» Short exercise
Exactly repeat the material, dropping every picture from the copy.

» Raw data
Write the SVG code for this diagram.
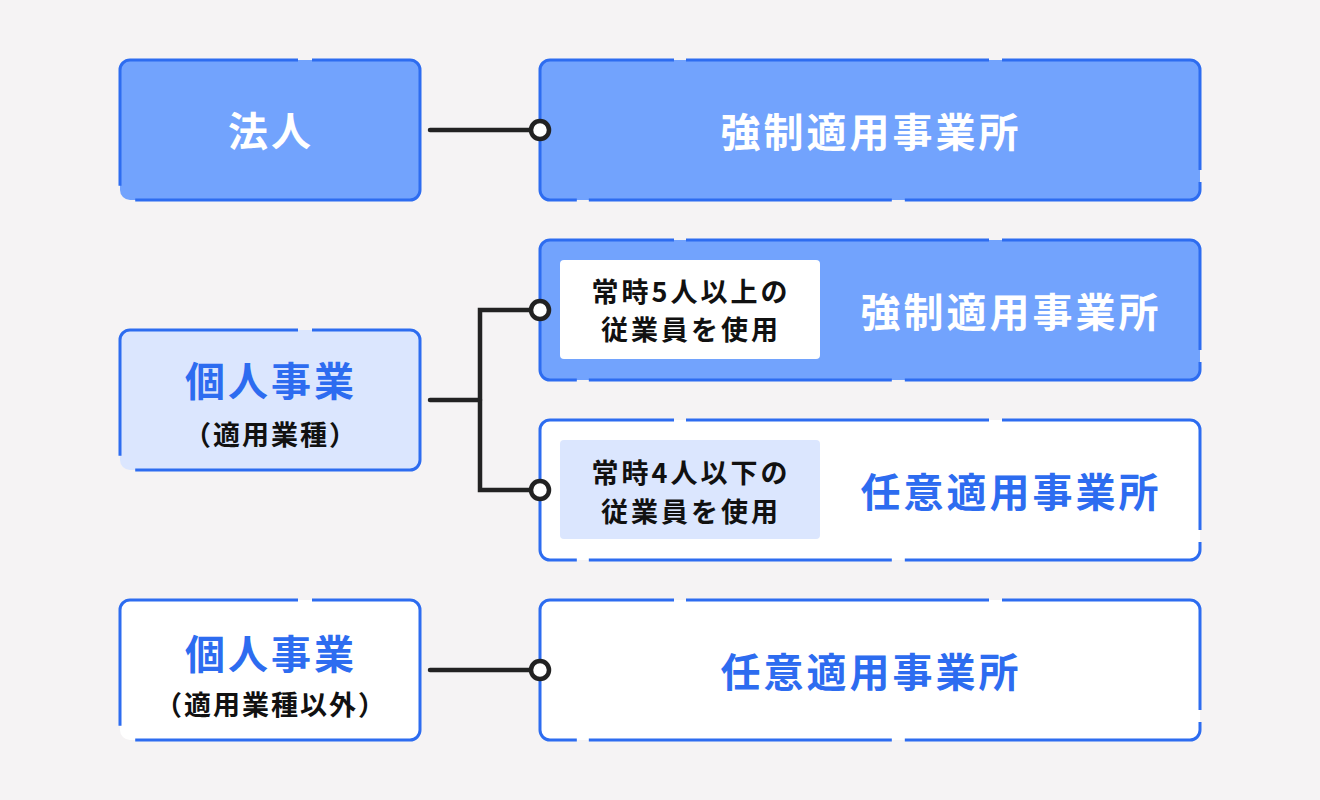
<svg xmlns="http://www.w3.org/2000/svg" width="1320" height="800" viewBox="0 0 1320 800">
<defs>
<style>
.bg{fill:#f5f3f4}
.box{stroke:#2d6cf0;stroke-width:3}
.l{stroke-dasharray:168 14 524 25 200}
.r{stroke-dasharray:124 12 303 13 303.7 12 308.7 13 303 12 200}
.dark{fill:#72a3fd}
.light{fill:#dbe6fe}
.white{fill:#ffffff}
text{font-family:"Noto Sans CJK JP","Noto Sans",sans-serif;font-weight:700;text-anchor:middle}
.big{font-size:40px;letter-spacing:3px}
.wt{fill:#ffffff}
.bt{fill:#2d6cf0}
.sm{font-size:27px;letter-spacing:3px;fill:#111111}
.par{font-size:27px;letter-spacing:2px;fill:#111111}
.conn line,.conn path{stroke:#222222;stroke-width:4.5;stroke-linecap:round;fill:none}
.conn circle{fill:#ffffff;stroke:#222222;stroke-width:4.5}
</style>
</defs>
<rect class="bg" x="0" y="0" width="1320" height="800"/>

<g id="n-houjin">
<rect class="box l dark" x="120" y="60" width="300" height="140" rx="10"/>
<text class="big wt" x="271" y="146">法人</text>
</g>
<g id="n-kyousei1">
<rect class="box r dark" x="540" y="60" width="660" height="140" rx="10"/>
<text class="big wt" x="871" y="147">強制適用事業所</text>
</g>
<g id="n-kojin1">
<rect class="box l light" x="120" y="330" width="300" height="140" rx="10"/>
<text class="big bt" x="271" y="396">個人事業</text>
<text class="par" x="271" y="445">（適用業種）</text>
</g>
<g id="n-kyousei2">
<rect class="box r dark" x="540" y="240" width="660" height="140" rx="10"/>
<rect class="white" x="560" y="260" width="260" height="99" rx="4"/>
<text class="sm" x="691" y="302">常時5人以上の</text>
<text class="sm" x="691" y="340">従業員を使用</text>
<text class="big wt" x="1011" y="327">強制適用事業所</text>
</g>
<g id="n-nini1">
<rect class="box r white" x="540" y="420" width="660" height="140" rx="10"/>
<rect class="light" x="560" y="440" width="260" height="99" rx="4"/>
<text class="sm" x="691" y="483">常時4人以下の</text>
<text class="sm" x="691" y="522">従業員を使用</text>
<text class="big bt" x="1011" y="507">任意適用事業所</text>
</g>
<g id="n-kojin2">
<rect class="box l white" x="120" y="600" width="300" height="140" rx="10"/>
<text class="big bt" x="271" y="669">個人事業</text>
<text class="par" x="271" y="715">（適用業種以外）</text>
</g>
<g id="n-nini2">
<rect class="box r white" x="540" y="600" width="660" height="140" rx="10"/>
<text class="big bt" x="871" y="687">任意適用事業所</text>
</g>

<g id="connectors" class="conn">
<line x1="430" y1="130" x2="540" y2="130"/>
<circle cx="540" cy="130" r="9"/>
<line x1="430" y1="400" x2="480" y2="400"/>
<path d="M540 310 H480 V490 H540"/>
<circle cx="540" cy="310" r="9"/>
<circle cx="540" cy="490" r="9"/>
<line x1="430" y1="670" x2="540" y2="670"/>
<circle cx="540" cy="670" r="9"/>
</g>
</svg>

» Output of the exercise
Write the SVG code for this diagram.
<svg xmlns="http://www.w3.org/2000/svg" width="1320" height="800" viewBox="0 0 1320 800">
<defs>
<style>
.bg{fill:#f5f3f4}
.box{stroke:#2d6cf0;stroke-width:3}
.l{stroke-dasharray:168 14 524 25 200}
.r{stroke-dasharray:124 12 303 13 303.7 12 308.7 13 303 12 200}
.dark{fill:#72a3fd}
.light{fill:#dbe6fe}
.white{fill:#ffffff}
text{font-family:"Noto Sans CJK JP","Noto Sans",sans-serif;font-weight:700;text-anchor:middle}
.big{font-size:40px;letter-spacing:3px}
.wt{fill:#ffffff}
.bt{fill:#2d6cf0}
.sm{font-size:27px;letter-spacing:3px;fill:#111111}
.par{font-size:27px;letter-spacing:2px;fill:#111111}
.conn line,.conn path{stroke:#222222;stroke-width:4.5;stroke-linecap:round;fill:none}
.conn circle{fill:#ffffff;stroke:#222222;stroke-width:4.5}
</style>
</defs>
<rect class="bg" x="0" y="0" width="1320" height="800"/>

<g id="n-houjin">
<rect class="box l dark" x="120" y="60" width="300" height="140" rx="10"/>
<text class="big wt" x="271" y="146">法人</text>
</g>
<g id="n-kyousei1">
<rect class="box r dark" x="540" y="60" width="660" height="140" rx="10"/>
<text class="big wt" x="871" y="147">強制適用事業所</text>
</g>
<g id="n-kojin1">
<rect class="box l light" x="120" y="330" width="300" height="140" rx="10"/>
<text class="big bt" x="271" y="396">個人事業</text>
<text class="par" x="271" y="445">（適用業種）</text>
</g>
<g id="n-kyousei2">
<rect class="box r dark" x="540" y="240" width="660" height="140" rx="10"/>
<rect class="white" x="560" y="260" width="260" height="99" rx="4"/>
<text class="sm" x="691" y="302">常時5人以上の</text>
<text class="sm" x="691" y="340">従業員を使用</text>
<text class="big wt" x="1011" y="327">強制適用事業所</text>
</g>
<g id="n-nini1">
<rect class="box r white" x="540" y="420" width="660" height="140" rx="10"/>
<rect class="light" x="560" y="440" width="260" height="99" rx="4"/>
<text class="sm" x="691" y="483">常時4人以下の</text>
<text class="sm" x="691" y="522">従業員を使用</text>
<text class="big bt" x="1011" y="507">任意適用事業所</text>
</g>
<g id="n-kojin2">
<rect class="box l white" x="120" y="600" width="300" height="140" rx="10"/>
<text class="big bt" x="271" y="669">個人事業</text>
<text class="par" x="271" y="715">（適用業種以外）</text>
</g>
<g id="n-nini2">
<rect class="box r white" x="540" y="600" width="660" height="140" rx="10"/>
<text class="big bt" x="871" y="687">任意適用事業所</text>
</g>

<g id="connectors" class="conn">
<line x1="430" y1="130" x2="540" y2="130"/>
<circle cx="540" cy="130" r="9"/>
<line x1="430" y1="400" x2="480" y2="400"/>
<path d="M540 310 H480 V490 H540"/>
<circle cx="540" cy="310" r="9"/>
<circle cx="540" cy="490" r="9"/>
<line x1="430" y1="670" x2="540" y2="670"/>
<circle cx="540" cy="670" r="9"/>
</g>
</svg>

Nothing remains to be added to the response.